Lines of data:
○ ○ ○ ○

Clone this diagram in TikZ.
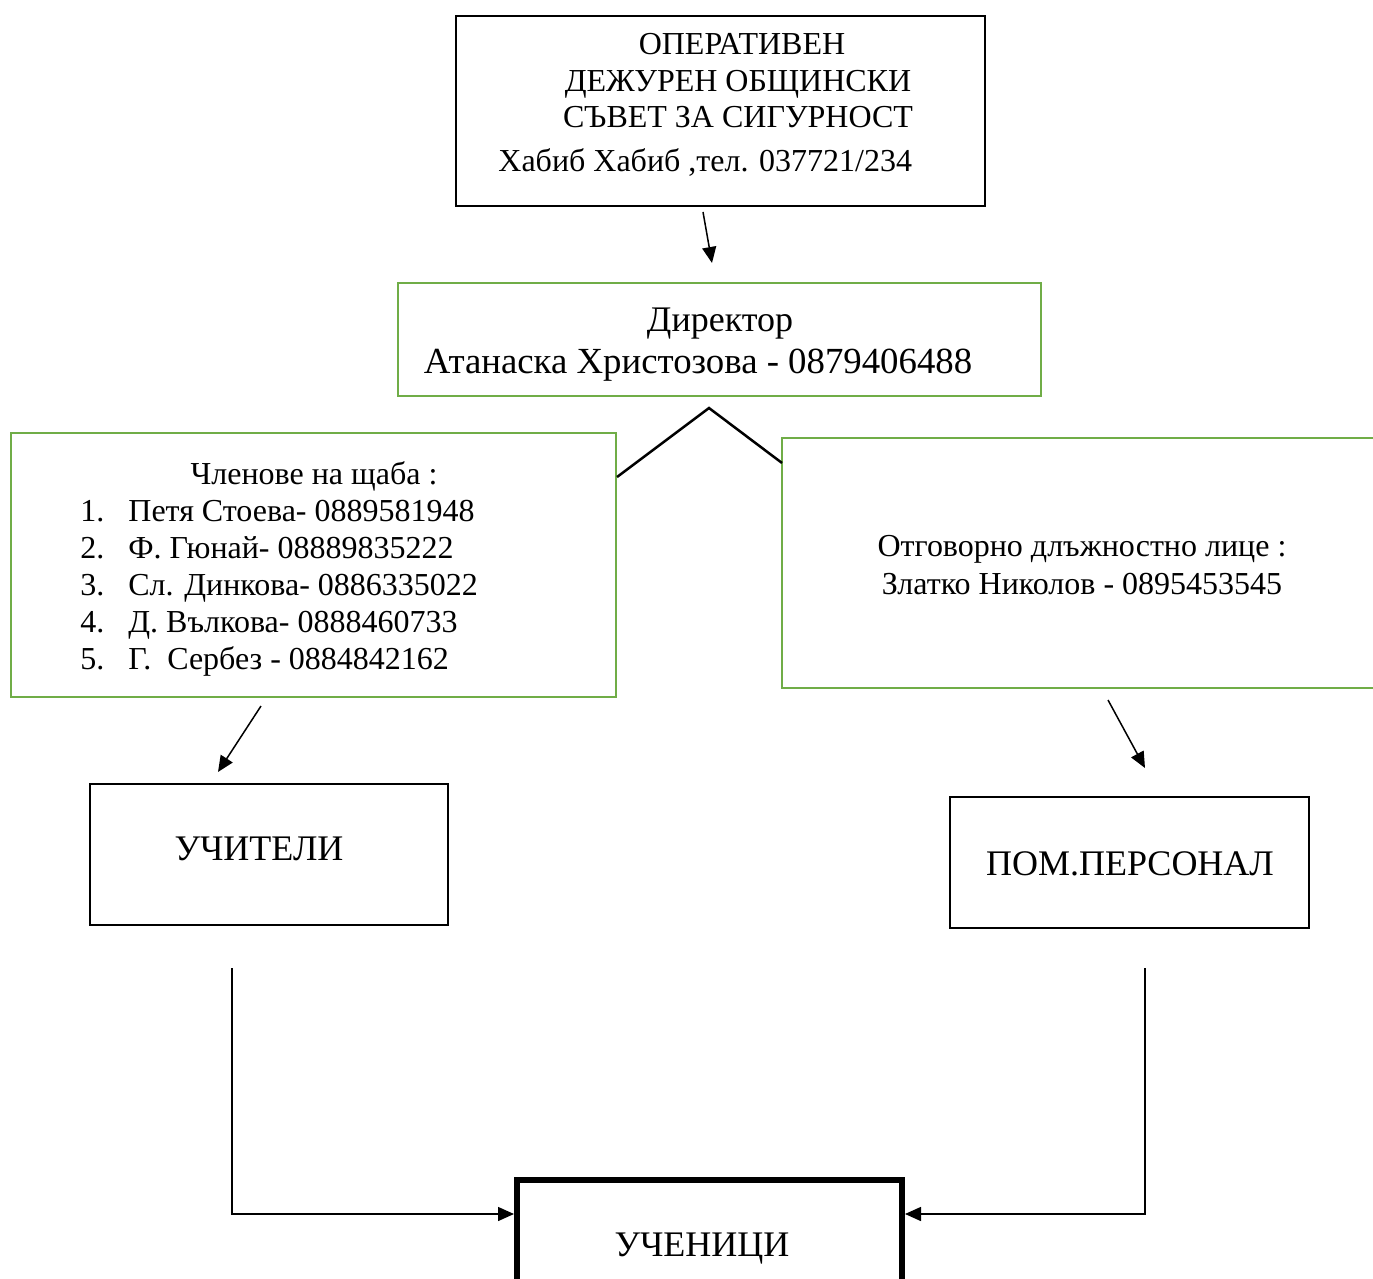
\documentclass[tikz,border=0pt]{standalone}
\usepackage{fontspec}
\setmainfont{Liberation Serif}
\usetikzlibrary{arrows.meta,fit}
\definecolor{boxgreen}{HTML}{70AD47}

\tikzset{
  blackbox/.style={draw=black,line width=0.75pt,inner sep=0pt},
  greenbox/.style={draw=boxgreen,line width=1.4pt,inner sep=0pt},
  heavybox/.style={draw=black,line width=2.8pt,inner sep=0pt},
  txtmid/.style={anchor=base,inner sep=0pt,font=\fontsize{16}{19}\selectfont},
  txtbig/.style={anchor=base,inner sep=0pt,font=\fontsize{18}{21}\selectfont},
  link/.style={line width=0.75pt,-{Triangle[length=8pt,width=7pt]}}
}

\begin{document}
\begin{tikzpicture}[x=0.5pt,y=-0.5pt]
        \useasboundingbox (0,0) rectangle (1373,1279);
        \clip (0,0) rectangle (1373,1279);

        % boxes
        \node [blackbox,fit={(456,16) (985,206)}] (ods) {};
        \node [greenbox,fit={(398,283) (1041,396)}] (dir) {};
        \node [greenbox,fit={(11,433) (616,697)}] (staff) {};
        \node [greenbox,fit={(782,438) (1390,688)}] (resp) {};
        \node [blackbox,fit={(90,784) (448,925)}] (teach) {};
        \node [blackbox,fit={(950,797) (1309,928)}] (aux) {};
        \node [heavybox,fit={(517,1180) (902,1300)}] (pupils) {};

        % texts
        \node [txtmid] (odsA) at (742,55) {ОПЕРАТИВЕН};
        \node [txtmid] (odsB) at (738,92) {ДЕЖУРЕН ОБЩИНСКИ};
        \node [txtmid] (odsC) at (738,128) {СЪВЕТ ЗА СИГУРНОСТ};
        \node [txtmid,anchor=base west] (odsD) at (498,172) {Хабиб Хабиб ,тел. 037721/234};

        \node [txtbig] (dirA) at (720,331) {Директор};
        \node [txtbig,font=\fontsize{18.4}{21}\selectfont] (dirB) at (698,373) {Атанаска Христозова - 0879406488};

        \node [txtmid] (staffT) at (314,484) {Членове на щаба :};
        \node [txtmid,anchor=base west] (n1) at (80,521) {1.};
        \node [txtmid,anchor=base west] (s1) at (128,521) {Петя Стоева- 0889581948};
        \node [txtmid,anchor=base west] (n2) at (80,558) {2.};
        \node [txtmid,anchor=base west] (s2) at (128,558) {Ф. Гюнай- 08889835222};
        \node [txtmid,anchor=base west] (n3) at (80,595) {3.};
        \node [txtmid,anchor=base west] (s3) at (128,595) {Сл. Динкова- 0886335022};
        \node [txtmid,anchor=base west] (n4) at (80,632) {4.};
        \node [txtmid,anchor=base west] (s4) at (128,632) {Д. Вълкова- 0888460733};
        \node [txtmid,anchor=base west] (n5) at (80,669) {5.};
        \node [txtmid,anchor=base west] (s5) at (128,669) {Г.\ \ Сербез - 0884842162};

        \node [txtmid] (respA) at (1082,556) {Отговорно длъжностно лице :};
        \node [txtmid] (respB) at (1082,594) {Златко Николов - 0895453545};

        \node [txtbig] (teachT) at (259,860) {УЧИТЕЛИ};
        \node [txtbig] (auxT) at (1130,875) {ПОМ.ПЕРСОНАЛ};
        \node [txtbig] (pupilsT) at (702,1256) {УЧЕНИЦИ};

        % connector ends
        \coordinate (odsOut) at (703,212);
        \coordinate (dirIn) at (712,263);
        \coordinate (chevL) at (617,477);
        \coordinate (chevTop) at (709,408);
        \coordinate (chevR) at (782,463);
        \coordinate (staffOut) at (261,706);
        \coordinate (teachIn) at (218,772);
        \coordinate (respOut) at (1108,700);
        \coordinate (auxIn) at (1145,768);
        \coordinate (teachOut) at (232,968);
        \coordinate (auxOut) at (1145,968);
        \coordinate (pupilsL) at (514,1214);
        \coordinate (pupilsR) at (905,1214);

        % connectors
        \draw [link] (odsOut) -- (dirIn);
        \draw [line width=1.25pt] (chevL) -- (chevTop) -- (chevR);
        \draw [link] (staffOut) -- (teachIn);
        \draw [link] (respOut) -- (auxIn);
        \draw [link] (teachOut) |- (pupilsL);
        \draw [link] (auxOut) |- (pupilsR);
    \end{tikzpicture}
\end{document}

○ ○ ○ ○

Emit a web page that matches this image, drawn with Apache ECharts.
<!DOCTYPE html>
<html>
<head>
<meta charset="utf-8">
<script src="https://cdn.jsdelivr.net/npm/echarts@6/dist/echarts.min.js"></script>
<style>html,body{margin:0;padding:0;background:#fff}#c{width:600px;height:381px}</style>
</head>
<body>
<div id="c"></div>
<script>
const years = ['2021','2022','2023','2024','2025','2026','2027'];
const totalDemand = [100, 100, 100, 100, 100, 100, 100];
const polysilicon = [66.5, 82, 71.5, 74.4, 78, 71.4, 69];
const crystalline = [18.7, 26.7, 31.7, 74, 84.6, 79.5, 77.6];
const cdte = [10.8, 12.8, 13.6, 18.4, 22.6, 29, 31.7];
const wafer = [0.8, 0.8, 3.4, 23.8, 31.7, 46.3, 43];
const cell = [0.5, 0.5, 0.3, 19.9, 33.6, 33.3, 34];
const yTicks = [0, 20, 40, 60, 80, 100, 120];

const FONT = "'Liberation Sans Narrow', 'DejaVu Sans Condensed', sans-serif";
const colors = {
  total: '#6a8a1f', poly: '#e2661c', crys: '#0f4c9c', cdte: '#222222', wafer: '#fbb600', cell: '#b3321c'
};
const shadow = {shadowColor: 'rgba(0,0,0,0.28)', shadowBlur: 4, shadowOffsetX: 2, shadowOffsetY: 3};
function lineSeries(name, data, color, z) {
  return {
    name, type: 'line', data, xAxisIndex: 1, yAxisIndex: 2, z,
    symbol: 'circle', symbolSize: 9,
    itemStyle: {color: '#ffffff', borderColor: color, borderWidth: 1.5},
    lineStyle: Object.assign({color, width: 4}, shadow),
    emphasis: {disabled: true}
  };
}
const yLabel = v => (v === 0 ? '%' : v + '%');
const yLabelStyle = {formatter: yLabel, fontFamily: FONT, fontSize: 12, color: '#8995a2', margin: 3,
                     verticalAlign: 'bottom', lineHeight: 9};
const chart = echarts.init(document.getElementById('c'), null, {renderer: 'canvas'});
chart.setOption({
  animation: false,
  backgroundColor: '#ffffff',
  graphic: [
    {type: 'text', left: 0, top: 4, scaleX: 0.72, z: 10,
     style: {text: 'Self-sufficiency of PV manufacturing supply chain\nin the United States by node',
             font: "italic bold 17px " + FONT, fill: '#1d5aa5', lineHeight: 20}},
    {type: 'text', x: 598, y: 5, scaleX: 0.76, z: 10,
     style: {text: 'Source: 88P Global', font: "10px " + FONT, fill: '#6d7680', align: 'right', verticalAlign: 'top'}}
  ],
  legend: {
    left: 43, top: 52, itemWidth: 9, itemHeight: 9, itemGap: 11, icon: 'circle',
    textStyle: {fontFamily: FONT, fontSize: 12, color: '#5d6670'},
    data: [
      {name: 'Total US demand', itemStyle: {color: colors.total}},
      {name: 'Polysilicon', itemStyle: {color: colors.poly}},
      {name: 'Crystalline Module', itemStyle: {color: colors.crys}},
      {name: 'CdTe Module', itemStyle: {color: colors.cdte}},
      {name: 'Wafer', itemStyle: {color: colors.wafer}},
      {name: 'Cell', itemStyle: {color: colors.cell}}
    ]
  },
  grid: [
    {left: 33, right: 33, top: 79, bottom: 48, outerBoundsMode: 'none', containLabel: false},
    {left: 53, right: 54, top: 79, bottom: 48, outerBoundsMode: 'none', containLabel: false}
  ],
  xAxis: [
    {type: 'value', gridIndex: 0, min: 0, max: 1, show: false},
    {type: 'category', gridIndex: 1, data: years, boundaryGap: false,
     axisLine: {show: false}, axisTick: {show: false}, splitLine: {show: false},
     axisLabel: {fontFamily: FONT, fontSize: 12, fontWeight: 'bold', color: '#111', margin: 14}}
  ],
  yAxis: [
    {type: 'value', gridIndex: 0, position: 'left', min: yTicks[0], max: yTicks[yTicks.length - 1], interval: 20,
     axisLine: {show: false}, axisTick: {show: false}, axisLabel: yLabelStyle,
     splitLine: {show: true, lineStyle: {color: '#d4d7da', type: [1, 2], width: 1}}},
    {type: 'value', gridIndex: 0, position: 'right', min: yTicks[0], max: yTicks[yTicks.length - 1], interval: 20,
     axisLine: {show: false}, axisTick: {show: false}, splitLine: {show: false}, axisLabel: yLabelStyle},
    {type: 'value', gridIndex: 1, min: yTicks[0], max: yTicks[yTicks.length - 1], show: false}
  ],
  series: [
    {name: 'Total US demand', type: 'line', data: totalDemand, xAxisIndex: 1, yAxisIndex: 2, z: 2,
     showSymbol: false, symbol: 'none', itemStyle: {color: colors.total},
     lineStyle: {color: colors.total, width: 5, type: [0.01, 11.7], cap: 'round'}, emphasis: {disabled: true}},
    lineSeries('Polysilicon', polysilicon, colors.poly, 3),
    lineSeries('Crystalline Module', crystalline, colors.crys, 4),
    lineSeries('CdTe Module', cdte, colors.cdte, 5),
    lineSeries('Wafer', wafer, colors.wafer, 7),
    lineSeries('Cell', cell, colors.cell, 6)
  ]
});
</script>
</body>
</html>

○ ○ ○ ○

Stated exercise: In the listing above, find the line with "Clone this diagram in TikZ." and the line with "(dirB) at (698,373)". Set down exactly those lines and everything between them, skipping pictures.

In response:
Clone this diagram in TikZ.
\documentclass[tikz,border=0pt]{standalone}
\usepackage{fontspec}
\setmainfont{Liberation Serif}
\usetikzlibrary{arrows.meta,fit}
\definecolor{boxgreen}{HTML}{70AD47}

\tikzset{
  blackbox/.style={draw=black,line width=0.75pt,inner sep=0pt},
  greenbox/.style={draw=boxgreen,line width=1.4pt,inner sep=0pt},
  heavybox/.style={draw=black,line width=2.8pt,inner sep=0pt},
  txtmid/.style={anchor=base,inner sep=0pt,font=\fontsize{16}{19}\selectfont},
  txtbig/.style={anchor=base,inner sep=0pt,font=\fontsize{18}{21}\selectfont},
  link/.style={line width=0.75pt,-{Triangle[length=8pt,width=7pt]}}
}

\begin{document}
\begin{tikzpicture}[x=0.5pt,y=-0.5pt]
        \useasboundingbox (0,0) rectangle (1373,1279);
        \clip (0,0) rectangle (1373,1279);

        % boxes
        \node [blackbox,fit={(456,16) (985,206)}] (ods) {};
        \node [greenbox,fit={(398,283) (1041,396)}] (dir) {};
        \node [greenbox,fit={(11,433) (616,697)}] (staff) {};
        \node [greenbox,fit={(782,438) (1390,688)}] (resp) {};
        \node [blackbox,fit={(90,784) (448,925)}] (teach) {};
        \node [blackbox,fit={(950,797) (1309,928)}] (aux) {};
        \node [heavybox,fit={(517,1180) (902,1300)}] (pupils) {};

        % texts
        \node [txtmid] (odsA) at (742,55) {ОПЕРАТИВЕН};
        \node [txtmid] (odsB) at (738,92) {ДЕЖУРЕН ОБЩИНСКИ};
        \node [txtmid] (odsC) at (738,128) {СЪВЕТ ЗА СИГУРНОСТ};
        \node [txtmid,anchor=base west] (odsD) at (498,172) {Хабиб Хабиб ,тел. 037721/234};

        \node [txtbig] (dirA) at (720,331) {Директор};
        \node [txtbig,font=\fontsize{18.4}{21}\selectfont] (dirB) at (698,373) {Атанаска Христозова - 0879406488};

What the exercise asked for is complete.